After a press conference on March 23 where Ma stated that he will work to open up the Three Links and improve cross-strait relations, Taiwan's stock market saw a large rise. The accumulated index jumped 534 points to 9049. 1100 listed companies saw their share prices rise. Of these, financial stocks all rose to trading limit levels, with transportation companies, speculated to benefit from improved relations with mainland China, also quickly reaching price rise limits. Other sectors that saw strong rises include large conglomerates, real property, electronics and technology.

===PRC reactions===
Consistently with its silence before the election, the PRC government refrained from commenting directly on the election results, and PRC media, which follows instructions on reporting from the government, has been very quiet as to the result of the elections. Also consistently with its behaviour before the election, the Taiwan Affairs Office of the State Council of the People's Republic of China commented on the failure of the two United Nations-related referendums held concurrently with the election, stating that the results showed the lack of popular support for independence in Taiwan. The Bureau also expressed optimism for the two governments to work together to maintain cross-strait peace and aid development in future. It is speculated that the mainland government would be pleased with the result.
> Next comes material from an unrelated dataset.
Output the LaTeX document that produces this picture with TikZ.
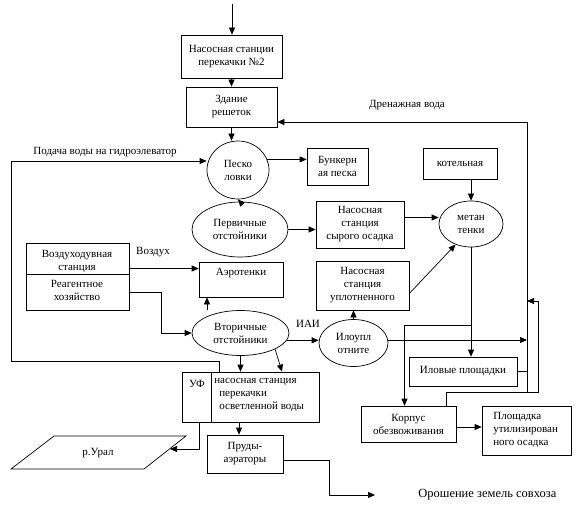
\documentclass[tikz,border=0pt]{standalone}
\usepackage{fontspec}
\setmainfont{Liberation Serif}
\usetikzlibrary{arrows.meta,calc,shapes.geometric}
\begin{document}
\begin{tikzpicture}[x=1pt,y=-1pt,line width=0.7pt,
  every node/.style={font=\fontsize{11}{13}\selectfont},
  arr/.style={-{Triangle[length=7pt,width=6pt]}},
  box/.style={draw,rectangle,inner sep=0pt,align=center},
  ell/.style={draw,ellipse,inner sep=0pt,align=center},
  txt/.style={inner sep=0pt,align=center}]
\useasboundingbox (0,0) rectangle (578,505);
% boxes
\node[box,minimum width=101pt,minimum height=43pt] (b1) at (231.5,56.5) {Насосная станции\\перекачки №2};
\node[box,minimum width=91pt,minimum height=40pt] (b2) at (231.5,107) {Здание\\решеток};
\node[ell,minimum width=62pt,minimum height=58pt] (pesk) at (238,170) {Песко\\ловки};
\node[box,minimum width=61pt,minimum height=37pt] (bunk) at (337.5,166.5) {Бункерн\\ая песка};
\node[box,minimum width=74pt,minimum height=31pt] (kot) at (460,163.5) {котельная};
\node[ell,minimum width=96pt,minimum height=55pt] (perv) at (240,229.5) {Первичные\\отстойники};
\node[box,minimum width=88pt,minimum height=47pt] (syr) at (360,224.5) {Насосная\\станция\\сырого осадка};
\node[ell,minimum width=64pt,minimum height=46pt] (met) at (471,224) {метан\\тенки};
\node[box,minimum width=103pt,minimum height=31pt] (vozd) at (77.5,258.5) {};
\node[box,minimum width=103pt,minimum height=36pt] (reag) at (77.5,292) {};
\node[txt] (vozdt) at (77,261.5) {Воздуходувная\\станция};
\node[txt] (reagt) at (77,290) {Реагентное\\хозяйство};
\node[box,minimum width=84pt,minimum height=35pt] (aero) at (241,279.5) {};
\node[txt] (aerot) at (241,273) {Аэротенки};
\node[box,minimum width=93pt,minimum height=49pt] (upl) at (362.5,285.5) {Насосная\\станция\\уплотненного};
\node[ell,minimum width=97pt,minimum height=45pt] (vtor) at (240.5,333) {Вторичные\\отстойники};
\node[ell,minimum width=69pt,minimum height=47pt] (ilo) at (353.5,343) {Илоупл\\отните};
\node[box,minimum width=108pt,minimum height=29pt] (ilov) at (463,371.5) {Иловые площадки};
\node[box,minimum width=137pt,minimum height=50pt] (uf) at (250.5,397) {};
\draw ([xshift=29.5pt]uf.north west) -- ([xshift=29.5pt]uf.south west);
\node[txt] (uft) at (197,384) {УФ};
\node[txt,align=left,anchor=north west] (ufr) at (214,378) {насосная станция\\\hspace{5pt}перекачки\\\hspace{5pt}осветленной воды};
\node[box,minimum width=95pt,minimum height=36pt] (korp) at (408.5,424) {Корпус\\обезвоживания};
\node[box,minimum width=89pt,minimum height=49pt] (plosh) at (526.5,430.5) {};
\node[txt,align=left,anchor=west] (plt) at (493,430) {Площадка\\утилизирован\\ного осадка};
\node[box,minimum width=76pt,minimum height=38pt] (prud) at (245,454) {Пруды-\\аэраторы};
\draw (11,469) -- (54,436) -- (186,436) -- (144,469) -- cycle;
\node[txt] (ural) at (98,453) {р.Урал};
% labels
\node[txt] (lpod) at (105,152) {Подача воды на гидроэлеватор};
\node[txt] (ldr) at (407,105) {Дренажная вода};
\node[txt] (lvoz) at (153,252) {Воздух};
\node[txt] (liai) at (308,324) {ИАИ};
\node[txt,anchor=west,font=\fontsize{12.5}{14}\selectfont] (lor) at (418,495) {Орошение земель совхоза};
% coordinates
\coordinate (top) at (232,4);
\coordinate (cA) at (527,122);
\coordinate (cB) at (527,392);
\coordinate (cC) at (538,301);
\coordinate (j1) at (471,325);
\coordinate (cL1) at (11,361);
\coordinate (cL2) at (11,161);
\coordinate (uralR) at (170,449);
\coordinate (cO) at (375,495);
% connectors
\draw[arr] (top) -- (top |- b1.north);
\draw[arr] (b1.south) -- (b2.north);
\draw[arr] (b2.south) -- (b2.south |- pesk.north);
\draw[arr] (cB) -- (cA) -- ([yshift=-15pt]b2.east);
\draw[arr] (pesk.20) -- (pesk.20 -| bunk.west);
\draw[arr] (perv.north) -- (pesk.south);
\draw[arr] (perv.east) -- (perv.east -| syr.west);
\draw[arr] ([yshift=7pt]syr.east) -- ([yshift=7pt]syr.east -| met.west);
\draw[arr] (kot.south -| met.north) -- (met.north);
\draw[arr] ([yshift=-8pt]upl.east) -- (met.233);
\draw[arr] (met.south) -- (met.south |- ilov.north);
\draw[arr] (j1) -| ([xshift=-4pt]korp.north);
\draw (ilov.east) -- (ilov.east -| cA);
\draw[arr] ([xshift=37.5pt]korp.north) |- (cC |- cB) -- (cC) -- (cC -| cA);
\draw[arr] ([yshift=-3pt]korp.east) -- ([yshift=-3pt]korp.east -| plosh.west);
\draw[arr] ([yshift=3pt]ilo.east) -- ([yshift=3pt]ilo.east -| cA);
\draw[arr] (vtor.-9) -- (vtor.-9 -| ilo.west);
\draw[arr] (ilo.north) -- (ilo.north |- upl.south);
\draw[arr] ([yshift=-10pt]vozd.east) -- ([yshift=-10pt]vozd.east -| aero.west);
\draw[arr] (reag.east) -- ++(32,0) |- (vtor.west);
\draw[arr] ([xshift=-34pt]aero.south |- vtor.north) -- ([xshift=-34pt]aero.south);
\draw[arr] ([xshift=-31.5pt]uf.north) |- (cL1) -- (cL2) -- (cL2 -| pesk.west);
\draw[arr] (vtor.south) -- (vtor.south |- uf.north);
\draw[arr] (vtor.-25) -- ([xshift=31.5pt]uf.north);
\draw[arr] ([xshift=-11.5pt]uf.south) -- ([xshift=-11.5pt]uf.south |- prud.north);
\draw[arr] ([xshift=-51.5pt]uf.south) |- (uralR);
\draw[arr] ([yshift=-6pt]prud.east) -- ++(46,0) |- (cO);
\end{tikzpicture}
\end{document}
While also refraining from commenting directly on the results, the People's Daily, the official newspaper of the Chinese Communist Party prominently displayed the election results, including the photos and brief biographies of the winning candidates, on its website. This, speculated Hong Kong's Ming Pao, showed signs of positive interaction between the two governments in future.

===Other reactions===
Singapore was the first country to send official congratulatory messages about the election results. It has since been the only country to do so together with the United States. China has thus far not responded to these messages.
- Singapore: Known to have good relations with both Republic of China and the People's Republic of China, the Singapore Ministry of Foreign Affairs issued a statement to congratulate Dr Ma Ying-jeou on his election, saying "As a long-standing friend of Taiwan, Singapore will continue to maintain good relations with Taiwan based on our 'One China' policy.' We look forward to better cross-strait relations."
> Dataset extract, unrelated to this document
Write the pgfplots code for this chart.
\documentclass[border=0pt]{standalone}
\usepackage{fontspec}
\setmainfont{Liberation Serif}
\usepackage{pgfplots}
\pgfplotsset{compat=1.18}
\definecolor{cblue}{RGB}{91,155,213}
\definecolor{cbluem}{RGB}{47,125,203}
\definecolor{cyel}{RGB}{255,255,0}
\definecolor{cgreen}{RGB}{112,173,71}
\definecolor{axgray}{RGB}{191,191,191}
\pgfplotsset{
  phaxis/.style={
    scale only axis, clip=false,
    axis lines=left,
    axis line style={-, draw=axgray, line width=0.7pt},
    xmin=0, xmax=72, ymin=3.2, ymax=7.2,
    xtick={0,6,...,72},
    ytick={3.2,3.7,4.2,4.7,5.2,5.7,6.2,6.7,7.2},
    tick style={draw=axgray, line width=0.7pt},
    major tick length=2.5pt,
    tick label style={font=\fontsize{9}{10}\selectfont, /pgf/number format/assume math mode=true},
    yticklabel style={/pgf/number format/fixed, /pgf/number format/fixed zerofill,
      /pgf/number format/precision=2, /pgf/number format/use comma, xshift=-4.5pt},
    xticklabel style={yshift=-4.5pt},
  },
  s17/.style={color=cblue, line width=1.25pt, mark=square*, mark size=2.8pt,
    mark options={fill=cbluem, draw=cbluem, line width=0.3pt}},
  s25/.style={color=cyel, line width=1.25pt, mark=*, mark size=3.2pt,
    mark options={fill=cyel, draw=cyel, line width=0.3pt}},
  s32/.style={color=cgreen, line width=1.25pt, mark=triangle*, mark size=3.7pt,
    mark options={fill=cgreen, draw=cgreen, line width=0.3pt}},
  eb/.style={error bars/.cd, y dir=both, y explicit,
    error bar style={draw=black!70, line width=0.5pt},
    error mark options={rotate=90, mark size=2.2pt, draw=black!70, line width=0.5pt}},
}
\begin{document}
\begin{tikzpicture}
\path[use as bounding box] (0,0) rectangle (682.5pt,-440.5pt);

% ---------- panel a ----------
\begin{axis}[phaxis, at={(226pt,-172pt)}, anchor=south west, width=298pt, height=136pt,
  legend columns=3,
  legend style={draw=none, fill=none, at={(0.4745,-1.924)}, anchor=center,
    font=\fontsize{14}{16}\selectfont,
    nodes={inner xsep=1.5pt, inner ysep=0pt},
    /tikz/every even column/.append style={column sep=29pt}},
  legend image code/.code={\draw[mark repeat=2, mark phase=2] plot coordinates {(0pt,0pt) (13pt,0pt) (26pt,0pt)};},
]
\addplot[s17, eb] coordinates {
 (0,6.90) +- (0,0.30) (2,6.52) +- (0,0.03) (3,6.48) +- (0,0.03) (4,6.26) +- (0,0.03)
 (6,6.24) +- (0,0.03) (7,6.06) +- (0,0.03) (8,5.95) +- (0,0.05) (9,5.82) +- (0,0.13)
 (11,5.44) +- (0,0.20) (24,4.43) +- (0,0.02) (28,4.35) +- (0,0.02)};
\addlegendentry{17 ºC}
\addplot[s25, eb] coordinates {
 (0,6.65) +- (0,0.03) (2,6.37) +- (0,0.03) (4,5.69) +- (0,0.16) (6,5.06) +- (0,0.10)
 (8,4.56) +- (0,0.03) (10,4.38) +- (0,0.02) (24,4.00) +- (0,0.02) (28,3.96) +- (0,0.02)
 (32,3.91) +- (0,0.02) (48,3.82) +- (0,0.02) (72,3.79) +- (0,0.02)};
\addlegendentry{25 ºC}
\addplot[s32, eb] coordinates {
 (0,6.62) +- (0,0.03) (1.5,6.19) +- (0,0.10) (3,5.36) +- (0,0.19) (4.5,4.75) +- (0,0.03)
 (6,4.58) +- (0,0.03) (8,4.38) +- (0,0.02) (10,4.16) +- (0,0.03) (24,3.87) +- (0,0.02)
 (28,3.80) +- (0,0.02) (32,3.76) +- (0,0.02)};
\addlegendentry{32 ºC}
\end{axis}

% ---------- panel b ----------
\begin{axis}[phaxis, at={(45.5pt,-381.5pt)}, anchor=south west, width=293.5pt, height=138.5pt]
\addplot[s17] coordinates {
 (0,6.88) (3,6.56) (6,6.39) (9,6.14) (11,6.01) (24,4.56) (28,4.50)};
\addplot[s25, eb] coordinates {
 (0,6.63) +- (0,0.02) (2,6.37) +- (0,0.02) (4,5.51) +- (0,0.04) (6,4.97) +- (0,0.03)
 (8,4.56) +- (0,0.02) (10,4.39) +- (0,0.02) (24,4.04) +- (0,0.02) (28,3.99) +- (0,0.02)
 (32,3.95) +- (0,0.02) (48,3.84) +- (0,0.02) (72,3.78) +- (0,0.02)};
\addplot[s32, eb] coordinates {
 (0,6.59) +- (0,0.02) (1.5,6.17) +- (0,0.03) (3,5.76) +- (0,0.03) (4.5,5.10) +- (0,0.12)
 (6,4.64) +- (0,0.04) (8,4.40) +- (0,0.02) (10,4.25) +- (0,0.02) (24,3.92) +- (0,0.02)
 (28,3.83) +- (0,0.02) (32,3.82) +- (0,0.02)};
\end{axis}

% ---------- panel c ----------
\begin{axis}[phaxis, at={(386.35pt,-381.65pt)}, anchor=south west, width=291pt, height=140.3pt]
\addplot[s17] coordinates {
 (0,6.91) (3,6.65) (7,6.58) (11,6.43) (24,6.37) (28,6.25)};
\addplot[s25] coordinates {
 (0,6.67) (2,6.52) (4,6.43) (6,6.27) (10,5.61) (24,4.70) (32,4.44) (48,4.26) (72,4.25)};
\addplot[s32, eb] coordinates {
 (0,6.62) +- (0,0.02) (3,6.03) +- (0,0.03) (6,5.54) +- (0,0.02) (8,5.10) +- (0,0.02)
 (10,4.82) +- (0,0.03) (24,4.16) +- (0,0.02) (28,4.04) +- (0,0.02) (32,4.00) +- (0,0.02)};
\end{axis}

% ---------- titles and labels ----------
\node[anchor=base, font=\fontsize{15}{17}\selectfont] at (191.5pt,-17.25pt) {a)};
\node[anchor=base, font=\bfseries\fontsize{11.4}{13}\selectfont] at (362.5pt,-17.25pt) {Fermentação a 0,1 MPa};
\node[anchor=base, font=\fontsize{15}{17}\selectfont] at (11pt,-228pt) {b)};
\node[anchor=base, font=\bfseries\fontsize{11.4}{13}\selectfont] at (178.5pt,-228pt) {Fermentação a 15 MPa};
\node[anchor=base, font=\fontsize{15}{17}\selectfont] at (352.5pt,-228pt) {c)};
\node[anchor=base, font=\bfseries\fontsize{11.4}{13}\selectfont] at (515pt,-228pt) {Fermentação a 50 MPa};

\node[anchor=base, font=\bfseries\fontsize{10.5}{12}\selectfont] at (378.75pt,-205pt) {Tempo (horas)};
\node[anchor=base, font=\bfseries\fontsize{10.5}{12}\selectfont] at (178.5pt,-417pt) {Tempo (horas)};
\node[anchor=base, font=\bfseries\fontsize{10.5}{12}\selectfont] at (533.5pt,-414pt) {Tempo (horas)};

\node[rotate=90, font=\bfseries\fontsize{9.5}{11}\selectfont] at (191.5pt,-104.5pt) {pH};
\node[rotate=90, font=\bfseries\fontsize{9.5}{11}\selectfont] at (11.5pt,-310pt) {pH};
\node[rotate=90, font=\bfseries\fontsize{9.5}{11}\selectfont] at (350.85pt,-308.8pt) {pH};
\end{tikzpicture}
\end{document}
- United States: President George W. Bush congratulated Ma Ying-jeou on his election victory, saying the United States will "continue to maintain close unofficial ties with the people on Taiwan through the American Institute in Taiwan in accordance with our long standing one China policy, our three Joint Communiqués with the People's Republic of China, and the Taiwan Relations Act."
- Canada: Minister of Foreign Affairs Maxime Bernier issued a press release on the Department of Foreign Affairs and International Trade website congratulating Ma Ying-jeou and also complimented the "smooth and orderly" electoral process, "demonstrating that democracy is laying down strong roots." Furthermore, he stated: "I also welcome Ma Ying-jeou’s central election commitment to improve cross-strait relations with China. This is consistent with Canada’s long-standing position that advocates for peaceful dialogue between the concerned parties."
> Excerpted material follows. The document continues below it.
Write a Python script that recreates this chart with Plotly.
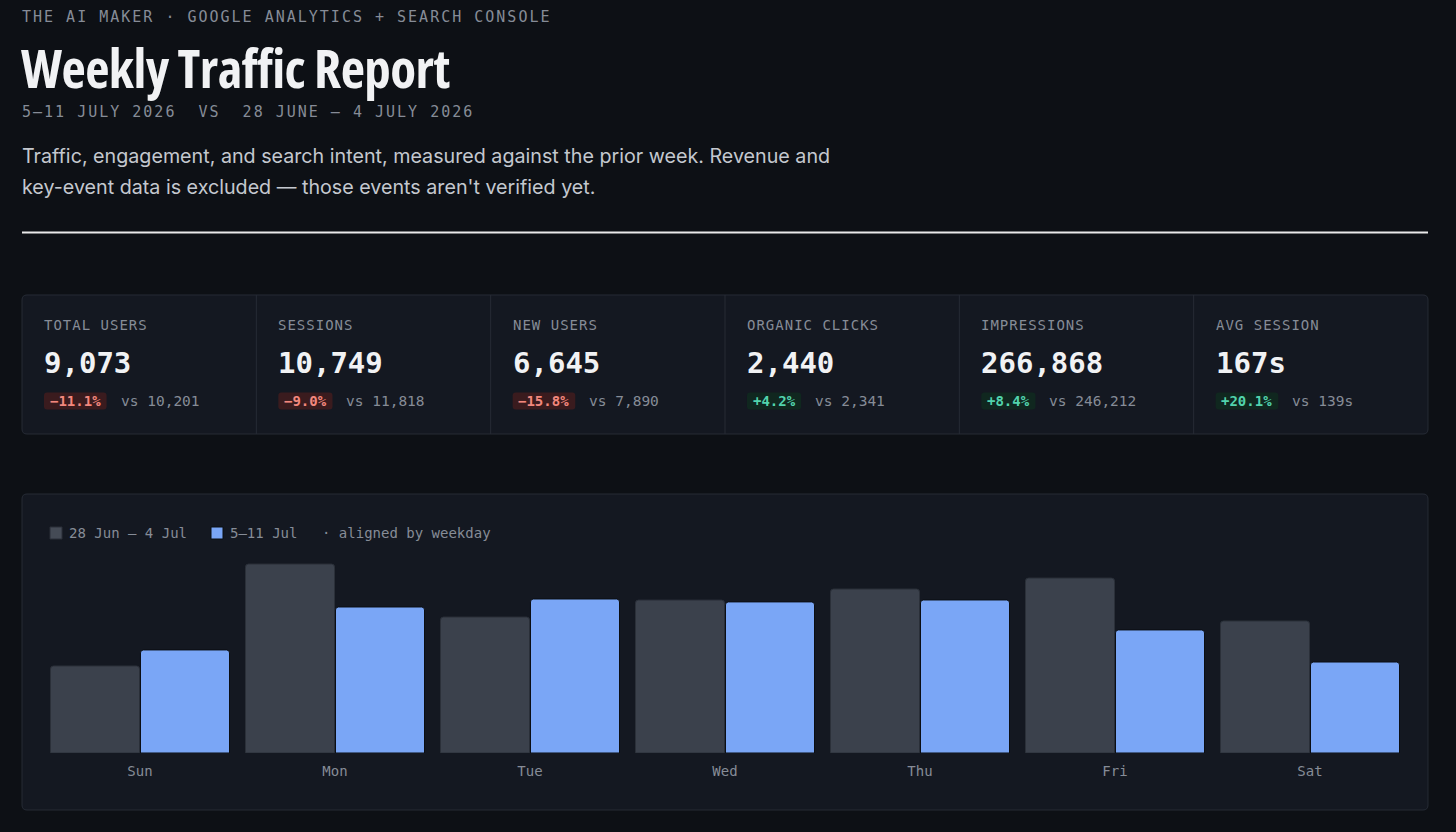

Most other countries chose to issue general statements without specifically congratulating anyone:
- Germany: German foreign minister Frank-Walter Steinmeier stated "The German government hails the election in Taiwan. Germany supports the democratic values of Taiwan and the economic development of the island". He also said that he hoped for a "peaceful dialogue" between Taipei and Beijing.
- Japan: Foreign Minister Masahiko Kōmura says that "Japan hopes that the issue surrounding Taiwan will be resolved peacefully by direct dialogue between the parties concerned on the Taiwan Straits and that dialogue will resume soon for that purpose", while avoiding to evaluate the election results directly. He further stressed that Japan "intends to maintain Japan-Taiwan relations as a working relationship on a non-governmental basis".
- United Kingdom: Foreign Secretary David Miliband issued a statement on the Foreign and Commonwealth Office website saying "The successful Presidential elections in Taiwan today are testament to Taiwan's vibrant democracy. The forthcoming change of administration is a real opportunity to renew efforts to improve cross-Strait relations. I hope that the Chinese Government and the new administration will now engage in direct dialogue to resolve differences and find a peaceful solution to the Taiwan question, acceptable to the populations on both sides of the Straits."